ECLI:NL:HR:2013:BZ7948
Hoge Raad
- Cassatie
- Rechtspraak.nl
Internationale adoptie en voogdij in cassatie met betrekking tot de devolutieve werking van het hoger beroep
In deze zaak gaat het om een verzoek tot cassatie van [verzoeker] c.s. tegen de beschikking van het gerechtshof te 's-Gravenhage van 21 maart 2012, waarin het hof heeft geoordeeld dat Bureau Jeugdzorg belast moet worden met de voogdij over de minderjarige [de minderjarige], die door [verzoeker] c.s. naar Ghanees recht is geadopteerd. De Hoge Raad heeft de beschikking van het hof vernietigd en het geding verwezen naar het gerechtshof Amsterdam voor verdere behandeling.
De feiten van de zaak zijn als volgt: [verzoeker] c.s. hebben op 29 januari 2010 de minderjarige [de minderjarige] geadopteerd volgens Ghanees recht en hebben haar op 25 maart 2010 naar Nederland overgebracht. Echter, zij beschikten niet over de benodigde beginseltoestemming van het Ministerie van Justitie, en de toelating van de minderjarige tot Nederland was niet geregeld. De rechtbank 's-Gravenhage heeft op 29 juni 2010 Bureau Jeugdzorg belast met de voorlopige voogdij over de minderjarige.
In cassatie is onder meer aan de orde gekomen of het hof ten onrechte heeft nagelaten te oordelen over de stelling van [verzoeker] c.s. dat de benoeming van Bureau Jeugdzorg tot voogd een inbreuk zou maken op artikel 8 van het Europees Verdrag voor de Rechten van de Mens (EVRM).
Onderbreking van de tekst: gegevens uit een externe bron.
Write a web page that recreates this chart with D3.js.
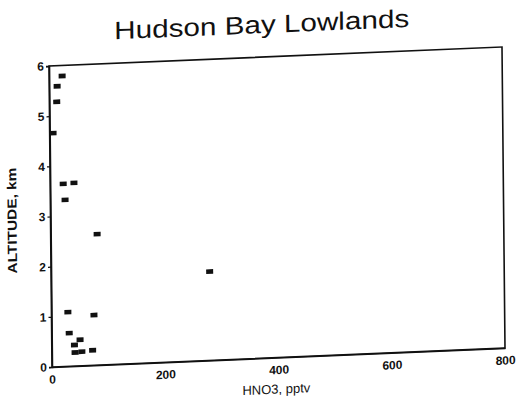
<!DOCTYPE html>
<html>
<head>
<meta charset="utf-8">
<script src="https://cdn.jsdelivr.net/npm/d3@7"></script>
<style>
  html, body { margin: 0; padding: 0; background: #fff; }
  svg { display: block; }
  text { font-family: "Liberation Sans", Arial, Helvetica, sans-serif; fill: #111; }
</style>
</head>
<body>
<svg id="chart" width="520" height="404"></svg>
<script>
// HNO3 mixing ratio (pptv) against altitude (km)
const hno3 = [23, 14, 13, 6, 23, 42, 26, 82, 280, 29, 75, 31, 50, 40, 41, 53, 72];
const altitude = [5.79, 5.59, 5.28, 4.66, 3.64, 3.65, 3.32, 2.61, 1.77, 1.08, 1.0, 0.66, 0.52, 0.42, 0.27, 0.28, 0.30];
const xTicks = [0, 200, 400, 600, 800];
const yTicks = [0, 1, 2, 3, 4, 5, 6];

const title = "Hudson Bay Lowlands";
const xLabel = "HNO3, pptv";
const yLabel = "ALTITUDE, km";

const margin = { left: 52, top: 66, right: 15, bottom: 37 };
const width = 520 - margin.left - margin.right;   // 453
const height = 404 - margin.top - margin.bottom;  // 301

const svg = d3.select("#chart");

// the printed page sits slightly askew: tilt the whole drawing
const root = svg.append("g")
  .attr("transform", "matrix(1,-0.0419,0.00997,1,-3.66,2.18)");

const x = d3.scaleLinear().domain([0, 800]).range([0, width]);
const y = d3.scaleLinear().domain([0, 6]).range([height, 0]);

const g = root.append("g").attr("transform", `translate(${margin.left},${margin.top})`);

// frame
g.append("rect")
  .attr("x", 0).attr("y", 0)
  .attr("width", width).attr("height", height)
  .attr("fill", "none")
  .attr("stroke", "#111")
  .attr("stroke-width", 1.6);

const xAxis = g.append("g")
  .attr("transform", `translate(0,${height})`)
  .call(d3.axisBottom(x).tickValues(xTicks).tickSize(0).tickPadding(8).tickFormat(d3.format("d")));

const yAxis = g.append("g")
  .call(d3.axisLeft(y).tickValues(yTicks).tickSize(3).tickPadding(2).tickFormat(d3.format("d")));

[xAxis, yAxis].forEach(a => {
  a.select(".domain").attr("stroke", "#111").attr("stroke-width", 1.6);
  a.selectAll(".tick line").attr("stroke", "#111").attr("stroke-width", 1.2);
  a.selectAll(".tick text")
    .attr("fill", "#111")
    .style("font-size", "12px")
    .style("font-weight", "bold");
});

// data markers: small filled bars
g.selectAll("rect.pt")
  .data(hno3.map((v, i) => ({ v, a: altitude[i] })))
  .join("rect")
  .attr("class", "pt")
  .attr("x", d => x(d.v) - 3.5)
  .attr("y", d => y(d.a) - 2.3)
  .attr("width", 7)
  .attr("height", 4.6)
  .attr("fill", "#111");

// title
root.append("text")
  .attr("x", 265)
  .attr("y", 42)
  .attr("text-anchor", "middle")
  .attr("textLength", 295)
  .attr("lengthAdjust", "spacingAndGlyphs")
  .style("font-size", "25px")
  .text(title);

// axis titles
root.append("text")
  .attr("x", 276)
  .attr("y", 403)
  .attr("text-anchor", "middle")
  .style("font-size", "13px")
  .text(xLabel);

root.append("text")
  .attr("transform", "translate(18,219) rotate(-90)")
  .attr("text-anchor", "middle")
  .attr("textLength", 106)
  .attr("lengthAdjust", "spacingAndGlyphs")
  .style("font-size", "13px")
  .style("font-weight", "bold")
  .text(yLabel);
</script>
</body>
</html>
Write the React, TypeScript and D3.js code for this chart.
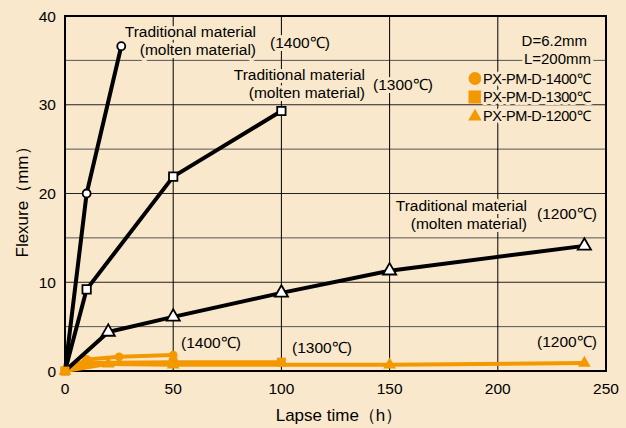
import * as d3 from 'd3'

// lapse time (h) / flexure (mm)
const tradTime1400 = [0, 10, 26]
const tradFlex1400 = [0, 20, 36.6]
const tradTime1300 = [0, 10, 50, 100]
const tradFlex1300 = [0, 9.2, 21.9, 29.3]
const tradTime1200 = [0, 20, 50, 100, 150, 240]
const tradFlex1200 = [0, 4.4, 6.1, 8.8, 11.3, 14.1]

const pxTime1400 = [0, 10, 25, 50]
const pxFlex1400 = [0, 1.3, 1.6, 1.8]
const pxTime1300 = [0, 10, 50, 100]
const pxFlex1300 = [0, 0.9, 1.0, 1.0]
const pxTime1200 = [0, 20, 50, 150, 240]
const pxFlex1200 = [0, 0.8, 0.7, 0.7, 0.9]

const xTicks = [0, 50, 100, 150, 200, 250]
const yTicks = [0, 10, 20, 30, 40]
const legendNames = ['PX-PM-D-1400℃', 'PX-PM-D-1300℃', 'PX-PM-D-1200℃']

const W = 626
const H = 428
const BG = '#f9e8cb'
const ORANGE = '#f39800'
const FONT = '"Liberation Sans", Arial, sans-serif'

function App() {
  const margin = { top: 16, right: 20, bottom: 57, left: 65 }
  const x = d3.scaleLinear().domain([0, 250]).range([margin.left, W - margin.right])
  const y = d3.scaleLinear().domain([0, 40]).range([H - margin.bottom, margin.top])

  const line = d3.line<[number, number]>().x(d => x(d[0])).y(d => y(d[1]))
  const zip = (t: number[], v: number[]) => t.map((d, i) => [d, v[i]] as [number, number])

  const trad = [
    { pts: zip(tradTime1400, tradFlex1400), sym: d3.symbolCircle, size: 50 },
    { pts: zip(tradTime1300, tradFlex1300), sym: d3.symbolSquare, size: 70 },
    { pts: zip(tradTime1200, tradFlex1200), sym: d3.symbolTriangle, size: 75 },
  ]
  const px = [
    { pts: zip(pxTime1400, pxFlex1400), sym: d3.symbolCircle, size: 60 },
    { pts: zip(pxTime1300, pxFlex1300), sym: d3.symbolSquare, size: 80 },
    { pts: zip(pxTime1200, pxFlex1200), sym: d3.symbolTriangle, size: 70 },
  ]

  const halo = { paintOrder: 'stroke', stroke: BG, strokeWidth: 6, strokeLinejoin: 'round' } as any
  const label = (xx: number, yy: number, txt: string, anchor = 'start') => (
    <text x={xx} y={yy} textAnchor={anchor} fontSize={15.5} style={halo}>{txt}</text>
  )

  return (
    <svg width={W} height={H} style={{ position: 'absolute', left: 0, top: 0, background: BG }} fontFamily={FONT}>
      {/* grid */}
      {d3.range(5, 40, 5).map(v => (
        <line key={'h' + v} x1={x(0)} x2={x(250)} y1={y(v)} y2={y(v)} stroke={v % 10 ? '#555' : '#222'} strokeWidth={1} />
      ))}
      {[50, 100, 150, 200].map(v => (
        <line key={'v' + v} x1={x(v)} x2={x(v)} y1={y(0)} y2={y(40)} stroke="#000" strokeWidth={1} />
      ))}

      {/* labels (with background halo over the grid) */}
      {label(256, 37, 'Traditional material', 'end')}
      {label(256, 55, '(molten material)', 'end')}
      {label(270, 48, '(1400℃)')}
      {label(365, 80, 'Traditional material', 'end')}
      {label(365, 98, '(molten material)', 'end')}
      {label(373, 90, '(1300℃)')}
      {label(527, 211, 'Traditional material', 'end')}
      {label(527, 229, '(molten material)', 'end')}
      {label(537, 219, '(1200℃)')}
      {label(181, 348, '(1400℃)')}
      {label(292, 353, '(1300℃)')}
      {label(537, 347, '(1200℃)')}

      {/* legend */}
      <g fontSize={15} style={halo}>
        <text x={587} y={46} textAnchor="end">D=6.2mm</text>
        <text x={591} y={64} textAnchor="end">L=200mm</text>
      </g>
      {legendNames.map((n, i) => {
        const ly = 78.5 + i * 18.5
        const sym = [d3.symbolCircle, d3.symbolSquare, d3.symbolTriangle][i]
        const sz = [130, 170, 80][i]
        return (
          <g key={n}>
            <path d={d3.symbol(sym, sz)() as string} transform={`translate(475,${ly + (i === 2 ? 1 : 0)})`} fill={ORANGE} />
            <text x={483} y={ly + 5} fontSize={14.5} style={halo} letterSpacing={-0.4}>{n}</text>
          </g>
        )
      })}

      {/* frame */}
      <rect x={x(0)} y={y(40)} width={x(250) - x(0)} height={y(0) - y(40)} fill="none" stroke="#000" strokeWidth={2} />

      {/* PX series */}
      {px.map((s, i) => (
        <g key={'p' + i}>
          <path d={line(s.pts) as string} fill="none" stroke={ORANGE} strokeWidth={4} strokeLinejoin="round" />
          {s.pts.map((p, j) => (
            <path key={j} d={d3.symbol(s.sym, s.size)() as string} transform={`translate(${x(p[0])},${y(p[1])})`} fill={ORANGE} />
          ))}
        </g>
      ))}

      {/* traditional series */}
      {trad.map((s, i) => (
        <g key={'t' + i}>
          <path d={line(s.pts) as string} fill="none" stroke="#000" strokeWidth={4} strokeLinejoin="round" />
          {s.pts.slice(1).map((p, j) => (
            <path key={j} d={d3.symbol(s.sym, s.size)() as string} transform={`translate(${x(p[0])},${y(p[1])})`} fill="#fff" stroke="#000" strokeWidth={1.8} />
          ))}
        </g>
      ))}
      <path d={d3.symbol(d3.symbolSquare, 80)() as string} transform={`translate(${x(0)},${y(0)})`} fill={ORANGE} />

      {/* axes labels */}
      {yTicks.map(v => (
        <text key={'yt' + v} x={56} y={y(v) + 5.5} textAnchor="end" fontSize={15.5}>{v}</text>
      ))}
      {xTicks.map(v => (
        <text key={'xt' + v} x={x(v)} y={394} textAnchor="middle" fontSize={15.5}>{v}</text>
      ))}
      <text x={339} y={421} textAnchor="middle" fontSize={17}>Lapse time（h）</text>
      <text transform="translate(28,198) rotate(-90)" textAnchor="middle" fontSize={17}>Flexure（mm）</text>
    </svg>
  )
}

export default App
De Hoge Raad oordeelt dat het hof de devolutieve werking van het hoger beroep heeft miskend door deze stelling niet in de beoordeling te betrekken. De Hoge Raad vernietigt de beschikking van het hof en verwijst de zaak voor verdere behandeling naar het gerechtshof Amsterdam, waarbij het hof rekening moet houden met het beroep van [verzoeker] c.s. op artikel 8 EVRM.